- **The problem**:
Reproduce the listing below without changes, except that pictures are left out.

- **Data lines**:
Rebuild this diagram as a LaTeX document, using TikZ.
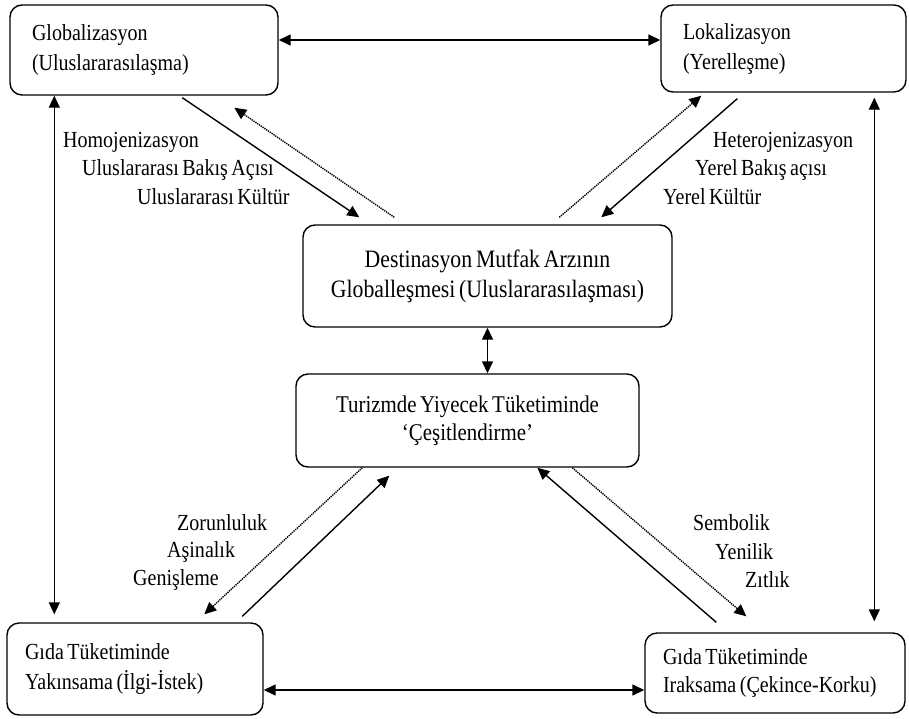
\documentclass[tikz,border=0pt]{standalone}
\usepackage{fontspec}
\setmainfont{Liberation Serif}[FakeStretch=0.87, WordSpace=0.7]
\usetikzlibrary{arrows.meta,calc}
\begin{document}
\begin{tikzpicture}[x=1pt,y=-1pt,
  box/.style={draw, line width=1.4pt, rounded corners=12pt, inner ysep=0pt},
  lbox/.style={box, align=flush left},
  cbox/.style={box, align=flush center},
  tip/.style={-{Triangle[length=12pt,width=11pt]}},
  link/.style={line width=1.4pt, tip},
  twoway/.style={line width=1.4pt, {Triangle[length=12pt,width=11pt]}-{Triangle[length=12pt,width=11pt]}},
  back/.style={line width=1.4pt, dash pattern=on 1.3pt off 0.9pt, tip},
  cue/.style={anchor=west, inner sep=0pt, font=\fontsize{23}{26}\selectfont},
]
\useasboundingbox (0,0) rectangle (909,718);

% boxes
\node[lbox, minimum height=90pt, text width=224pt, inner xsep=22pt,
      font=\fontsize{23}{30}\selectfont] (glob) at (144,50)
  {Globalizasyon\\(Uluslararasılaşma)};
\node[lbox, minimum height=87pt, text width=201pt, inner xsep=22pt,
      font=\fontsize{23}{30}\selectfont] (lok) at (783.5,48.5)
  {Lokalizasyon\\(Yerelleşme)};
\node[cbox, minimum height=102pt, minimum width=369pt,
      font=\fontsize{25}{30}\selectfont] (dest) at (487.5,276)
  {Destinasyon Mutfak Arzının\\Globalleşmesi (Uluslararasılaşması)};
\node[cbox, minimum height=93pt, minimum width=343pt,
      font=\fontsize{24}{28}\selectfont] (tur) at (467.5,420.5)
  {Turizmde Yiyecek Tüketiminde\\‘Çeşitlendirme’};
\node[lbox, minimum height=92pt, text width=220pt, inner xsep=18pt,
      font=\fontsize{23}{30}\selectfont] (yak) at (135,669)
  {Gıda Tüketiminde\\Yakınsama (İlgi-İstek)};
\node[lbox, minimum height=80pt, text width=224pt, inner xsep=18pt,
      font=\fontsize{23}{28}\selectfont] (irak) at (775,673)
  {Gıda Tüketiminde\\Iraksama (Çekince-Korku)};

% frame connectors
\coordinate (t1) at ([yshift=10pt]glob.east);
\draw[twoway] (t1) -- (t1 -| lok.west);
\coordinate (b1) at ([yshift=-21pt]yak.east);
\draw[twoway] (b1) -- (b1 -| irak.west);
\coordinate (l1) at ([xshift=45pt]glob.south west);
\draw[twoway, shorten >=8pt] (l1) -- (l1 |- yak.north);
\coordinate (r1) at ([xshift=214pt]lok.south west);
\draw[twoway, shorten <=5pt, shorten >=11pt] (r1) -- (r1 |- irak.north);
\draw[twoway] (dest.south) -- (dest.south |- tur.north);

% upper diagonals
\draw[link] ([xshift=173pt,yshift=-2pt]glob.south west) -- ([xshift=57pt,yshift=7pt]dest.north west);
\draw[back] ([xshift=92pt,yshift=7pt]dest.north west) -- ([xshift=225pt,yshift=-12pt]glob.south west);
\draw[back] ([xshift=257pt,yshift=7pt]dest.north west) -- ([xshift=41pt,yshift=-3pt]lok.south west);
\draw[link] ([xshift=77pt,yshift=-6pt]lok.south west) -- ([xshift=299pt,yshift=7pt]dest.north west);

% lower diagonals
\draw[link] ([xshift=236pt,yshift=6pt]yak.north west) -- ([xshift=94pt,yshift=-8pt]tur.south west);
\draw[back] ([xshift=67pt]tur.south west) -- ([xshift=198pt,yshift=8pt]yak.north west);
\draw[link] ([xshift=72pt,yshift=10pt]irak.north west) -- ([xshift=242pt]tur.south west);
\draw[back] ([xshift=277pt]tur.south west) -- ([xshift=102pt,yshift=16pt]irak.north west);

% labels along the diagonals
\node[cue] (h1) at (63,142) {Homojenizasyon};
\node[cue] (h2) at (82,170) {Uluslararası Bakış Açısı};
\node[cue] (h3) at (137,197) {Uluslararası Kültür};
\node[cue] (e1) at (713,142) {Heterojenizasyon};
\node[cue] (e2) at (695,170) {Yerel Bakış açısı};
\node[cue] (e3) at (663,197) {Yerel Kültür};
\node[cue] (z1) at (177,523) {Zorunluluk};
\node[cue] (z2) at (167,552) {Aşinalık};
\node[cue] (z3) at (133,580) {Genişleme};
\node[cue] (s1) at (693,523) {Sembolik};
\node[cue] (s2) at (715,552) {Yenilik};
\node[cue] (s3) at (745,580) {Zıtlık};
\end{tikzpicture}
\end{document}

- **Response**:
Rebuild this diagram as a LaTeX document, using TikZ.
\documentclass[tikz,border=0pt]{standalone}
\usepackage{fontspec}
\setmainfont{Liberation Serif}[FakeStretch=0.87, WordSpace=0.7]
\usetikzlibrary{arrows.meta,calc}
\begin{document}
\begin{tikzpicture}[x=1pt,y=-1pt,
  box/.style={draw, line width=1.4pt, rounded corners=12pt, inner ysep=0pt},
  lbox/.style={box, align=flush left},
  cbox/.style={box, align=flush center},
  tip/.style={-{Triangle[length=12pt,width=11pt]}},
  link/.style={line width=1.4pt, tip},
  twoway/.style={line width=1.4pt, {Triangle[length=12pt,width=11pt]}-{Triangle[length=12pt,width=11pt]}},
  back/.style={line width=1.4pt, dash pattern=on 1.3pt off 0.9pt, tip},
  cue/.style={anchor=west, inner sep=0pt, font=\fontsize{23}{26}\selectfont},
]
\useasboundingbox (0,0) rectangle (909,718);

% boxes
\node[lbox, minimum height=90pt, text width=224pt, inner xsep=22pt,
      font=\fontsize{23}{30}\selectfont] (glob) at (144,50)
  {Globalizasyon\\(Uluslararasılaşma)};
\node[lbox, minimum height=87pt, text width=201pt, inner xsep=22pt,
      font=\fontsize{23}{30}\selectfont] (lok) at (783.5,48.5)
  {Lokalizasyon\\(Yerelleşme)};
\node[cbox, minimum height=102pt, minimum width=369pt,
      font=\fontsize{25}{30}\selectfont] (dest) at (487.5,276)
  {Destinasyon Mutfak Arzının\\Globalleşmesi (Uluslararasılaşması)};
\node[cbox, minimum height=93pt, minimum width=343pt,
      font=\fontsize{24}{28}\selectfont] (tur) at (467.5,420.5)
  {Turizmde Yiyecek Tüketiminde\\‘Çeşitlendirme’};
\node[lbox, minimum height=92pt, text width=220pt, inner xsep=18pt,
      font=\fontsize{23}{30}\selectfont] (yak) at (135,669)
  {Gıda Tüketiminde\\Yakınsama (İlgi-İstek)};
\node[lbox, minimum height=80pt, text width=224pt, inner xsep=18pt,
      font=\fontsize{23}{28}\selectfont] (irak) at (775,673)
  {Gıda Tüketiminde\\Iraksama (Çekince-Korku)};

% frame connectors
\coordinate (t1) at ([yshift=10pt]glob.east);
\draw[twoway] (t1) -- (t1 -| lok.west);
\coordinate (b1) at ([yshift=-21pt]yak.east);
\draw[twoway] (b1) -- (b1 -| irak.west);
\coordinate (l1) at ([xshift=45pt]glob.south west);
\draw[twoway, shorten >=8pt] (l1) -- (l1 |- yak.north);
\coordinate (r1) at ([xshift=214pt]lok.south west);
\draw[twoway, shorten <=5pt, shorten >=11pt] (r1) -- (r1 |- irak.north);
\draw[twoway] (dest.south) -- (dest.south |- tur.north);

% upper diagonals
\draw[link] ([xshift=173pt,yshift=-2pt]glob.south west) -- ([xshift=57pt,yshift=7pt]dest.north west);
\draw[back] ([xshift=92pt,yshift=7pt]dest.north west) -- ([xshift=225pt,yshift=-12pt]glob.south west);
\draw[back] ([xshift=257pt,yshift=7pt]dest.north west) -- ([xshift=41pt,yshift=-3pt]lok.south west);
\draw[link] ([xshift=77pt,yshift=-6pt]lok.south west) -- ([xshift=299pt,yshift=7pt]dest.north west);

% lower diagonals
\draw[link] ([xshift=236pt,yshift=6pt]yak.north west) -- ([xshift=94pt,yshift=-8pt]tur.south west);
\draw[back] ([xshift=67pt]tur.south west) -- ([xshift=198pt,yshift=8pt]yak.north west);
\draw[link] ([xshift=72pt,yshift=10pt]irak.north west) -- ([xshift=242pt]tur.south west);
\draw[back] ([xshift=277pt]tur.south west) -- ([xshift=102pt,yshift=16pt]irak.north west);

% labels along the diagonals
\node[cue] (h1) at (63,142) {Homojenizasyon};
\node[cue] (h2) at (82,170) {Uluslararası Bakış Açısı};
\node[cue] (h3) at (137,197) {Uluslararası Kültür};
\node[cue] (e1) at (713,142) {Heterojenizasyon};
\node[cue] (e2) at (695,170) {Yerel Bakış açısı};
\node[cue] (e3) at (663,197) {Yerel Kültür};
\node[cue] (z1) at (177,523) {Zorunluluk};
\node[cue] (z2) at (167,552) {Aşinalık};
\node[cue] (z3) at (133,580) {Genişleme};
\node[cue] (s1) at (693,523) {Sembolik};
\node[cue] (s2) at (715,552) {Yenilik};
\node[cue] (s3) at (745,580) {Zıtlık};
\end{tikzpicture}
\end{document}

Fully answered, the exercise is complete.